[Data provided]
______________________________

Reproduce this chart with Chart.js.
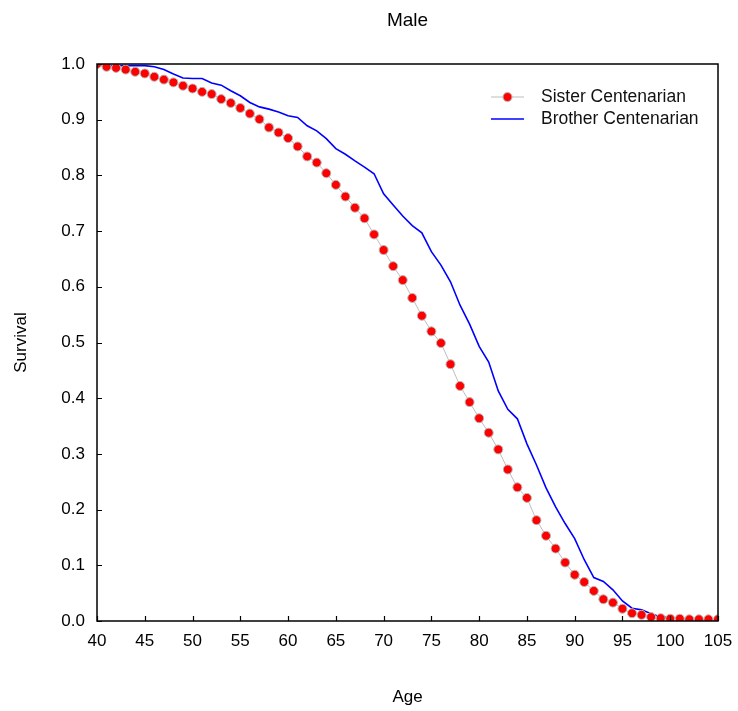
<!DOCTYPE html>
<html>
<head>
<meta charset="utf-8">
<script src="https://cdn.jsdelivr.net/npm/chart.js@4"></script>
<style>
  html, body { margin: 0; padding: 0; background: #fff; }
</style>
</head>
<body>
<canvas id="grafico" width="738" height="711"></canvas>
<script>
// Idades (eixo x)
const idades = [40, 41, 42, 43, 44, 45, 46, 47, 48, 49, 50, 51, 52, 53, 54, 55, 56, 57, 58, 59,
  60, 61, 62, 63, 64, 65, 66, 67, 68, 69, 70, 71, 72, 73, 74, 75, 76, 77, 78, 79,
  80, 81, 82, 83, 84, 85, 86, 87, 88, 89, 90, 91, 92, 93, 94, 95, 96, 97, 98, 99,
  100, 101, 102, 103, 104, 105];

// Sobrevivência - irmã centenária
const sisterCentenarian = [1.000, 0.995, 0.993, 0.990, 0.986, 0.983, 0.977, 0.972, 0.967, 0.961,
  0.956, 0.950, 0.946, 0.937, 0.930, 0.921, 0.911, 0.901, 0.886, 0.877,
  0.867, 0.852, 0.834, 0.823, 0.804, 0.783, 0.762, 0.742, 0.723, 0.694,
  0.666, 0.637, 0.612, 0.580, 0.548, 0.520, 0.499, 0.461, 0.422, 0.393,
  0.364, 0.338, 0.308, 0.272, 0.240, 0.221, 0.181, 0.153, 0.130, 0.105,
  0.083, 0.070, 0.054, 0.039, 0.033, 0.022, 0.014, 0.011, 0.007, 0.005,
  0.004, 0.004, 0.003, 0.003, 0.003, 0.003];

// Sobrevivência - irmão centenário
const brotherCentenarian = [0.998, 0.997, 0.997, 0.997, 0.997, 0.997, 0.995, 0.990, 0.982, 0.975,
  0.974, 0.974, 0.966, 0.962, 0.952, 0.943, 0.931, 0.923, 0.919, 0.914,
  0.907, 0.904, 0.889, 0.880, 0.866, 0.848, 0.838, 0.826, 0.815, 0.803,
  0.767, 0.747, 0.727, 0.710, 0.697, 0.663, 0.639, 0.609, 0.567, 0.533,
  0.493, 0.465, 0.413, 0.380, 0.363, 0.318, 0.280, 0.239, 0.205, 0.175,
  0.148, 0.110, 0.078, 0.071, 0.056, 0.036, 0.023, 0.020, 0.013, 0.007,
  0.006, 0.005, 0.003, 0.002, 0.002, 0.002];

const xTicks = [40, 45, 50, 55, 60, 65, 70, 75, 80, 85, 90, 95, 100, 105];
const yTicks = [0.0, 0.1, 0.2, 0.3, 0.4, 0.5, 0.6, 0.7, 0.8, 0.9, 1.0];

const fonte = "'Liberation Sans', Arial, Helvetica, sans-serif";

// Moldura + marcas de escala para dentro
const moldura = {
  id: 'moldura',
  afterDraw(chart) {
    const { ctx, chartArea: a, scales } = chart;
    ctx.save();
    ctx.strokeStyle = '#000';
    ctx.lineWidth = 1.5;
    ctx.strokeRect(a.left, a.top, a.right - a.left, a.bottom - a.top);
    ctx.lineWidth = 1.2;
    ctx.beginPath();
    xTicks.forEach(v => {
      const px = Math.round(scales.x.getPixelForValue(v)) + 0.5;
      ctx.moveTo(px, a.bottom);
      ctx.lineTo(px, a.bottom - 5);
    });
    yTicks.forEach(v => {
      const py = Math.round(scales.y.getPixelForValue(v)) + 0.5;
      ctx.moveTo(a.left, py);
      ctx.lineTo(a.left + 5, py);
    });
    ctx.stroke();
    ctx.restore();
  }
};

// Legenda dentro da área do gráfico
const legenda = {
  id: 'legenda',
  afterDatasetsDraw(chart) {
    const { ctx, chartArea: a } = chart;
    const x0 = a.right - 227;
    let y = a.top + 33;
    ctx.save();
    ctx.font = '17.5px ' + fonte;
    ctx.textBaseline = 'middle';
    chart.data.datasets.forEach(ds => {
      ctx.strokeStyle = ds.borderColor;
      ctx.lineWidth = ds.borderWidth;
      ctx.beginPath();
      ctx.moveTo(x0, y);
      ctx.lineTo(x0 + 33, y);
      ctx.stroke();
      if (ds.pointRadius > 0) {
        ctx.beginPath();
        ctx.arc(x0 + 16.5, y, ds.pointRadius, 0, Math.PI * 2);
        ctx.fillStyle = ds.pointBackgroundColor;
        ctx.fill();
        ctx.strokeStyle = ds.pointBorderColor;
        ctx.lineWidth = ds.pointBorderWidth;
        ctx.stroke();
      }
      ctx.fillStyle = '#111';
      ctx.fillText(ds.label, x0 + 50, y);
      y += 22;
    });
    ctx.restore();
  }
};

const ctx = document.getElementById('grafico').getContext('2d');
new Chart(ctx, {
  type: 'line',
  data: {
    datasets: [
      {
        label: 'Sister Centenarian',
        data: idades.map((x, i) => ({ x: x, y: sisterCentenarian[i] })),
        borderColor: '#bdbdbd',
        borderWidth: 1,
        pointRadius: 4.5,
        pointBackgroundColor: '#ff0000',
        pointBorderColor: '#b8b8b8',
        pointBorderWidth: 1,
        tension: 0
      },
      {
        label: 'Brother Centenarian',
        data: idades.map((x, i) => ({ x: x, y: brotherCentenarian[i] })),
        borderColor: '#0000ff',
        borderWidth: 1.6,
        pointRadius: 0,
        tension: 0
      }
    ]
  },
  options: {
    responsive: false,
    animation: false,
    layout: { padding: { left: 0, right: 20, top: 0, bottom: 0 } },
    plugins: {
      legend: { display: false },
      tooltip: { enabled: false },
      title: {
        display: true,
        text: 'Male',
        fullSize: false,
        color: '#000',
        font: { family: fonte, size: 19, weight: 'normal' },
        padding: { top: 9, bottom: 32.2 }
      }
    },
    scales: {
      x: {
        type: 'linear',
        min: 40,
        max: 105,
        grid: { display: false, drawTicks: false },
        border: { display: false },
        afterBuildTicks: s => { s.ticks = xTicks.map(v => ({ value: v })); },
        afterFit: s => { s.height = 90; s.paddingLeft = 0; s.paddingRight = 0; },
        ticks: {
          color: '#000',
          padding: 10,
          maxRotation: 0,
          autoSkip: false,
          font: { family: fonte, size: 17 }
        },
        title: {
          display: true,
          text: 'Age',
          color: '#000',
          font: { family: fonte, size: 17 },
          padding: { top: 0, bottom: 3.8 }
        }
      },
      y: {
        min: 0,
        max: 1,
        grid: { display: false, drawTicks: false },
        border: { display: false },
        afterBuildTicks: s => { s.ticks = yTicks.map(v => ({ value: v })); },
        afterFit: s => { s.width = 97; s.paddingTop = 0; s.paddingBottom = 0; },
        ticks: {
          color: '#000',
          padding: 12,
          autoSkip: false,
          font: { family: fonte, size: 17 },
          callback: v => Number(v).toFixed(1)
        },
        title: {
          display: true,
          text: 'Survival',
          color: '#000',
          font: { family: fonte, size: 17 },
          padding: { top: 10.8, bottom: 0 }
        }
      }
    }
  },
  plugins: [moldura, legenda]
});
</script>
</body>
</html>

______________________________

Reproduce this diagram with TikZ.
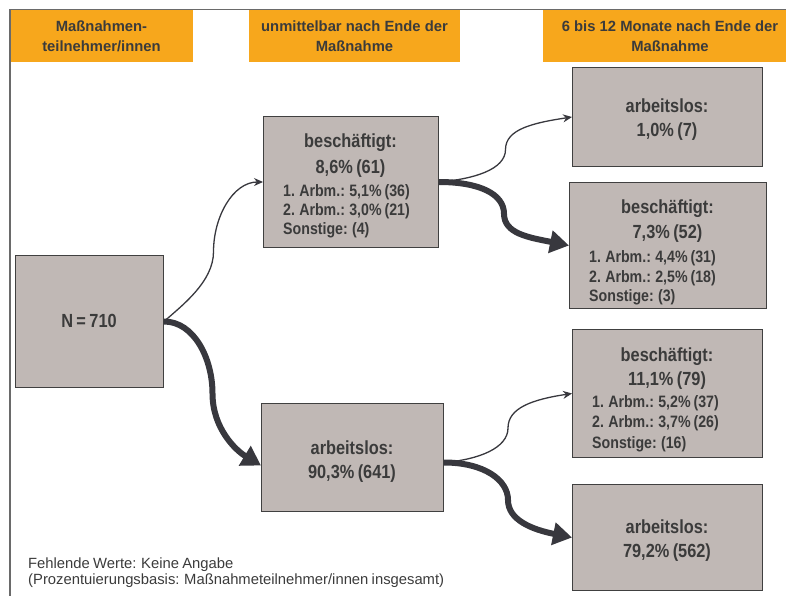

______________________________

[Stated problem] Which lines in the data above contain "with"? Show each one.

[Task output]
Reproduce this chart with Chart.js.
Reproduce this diagram with TikZ.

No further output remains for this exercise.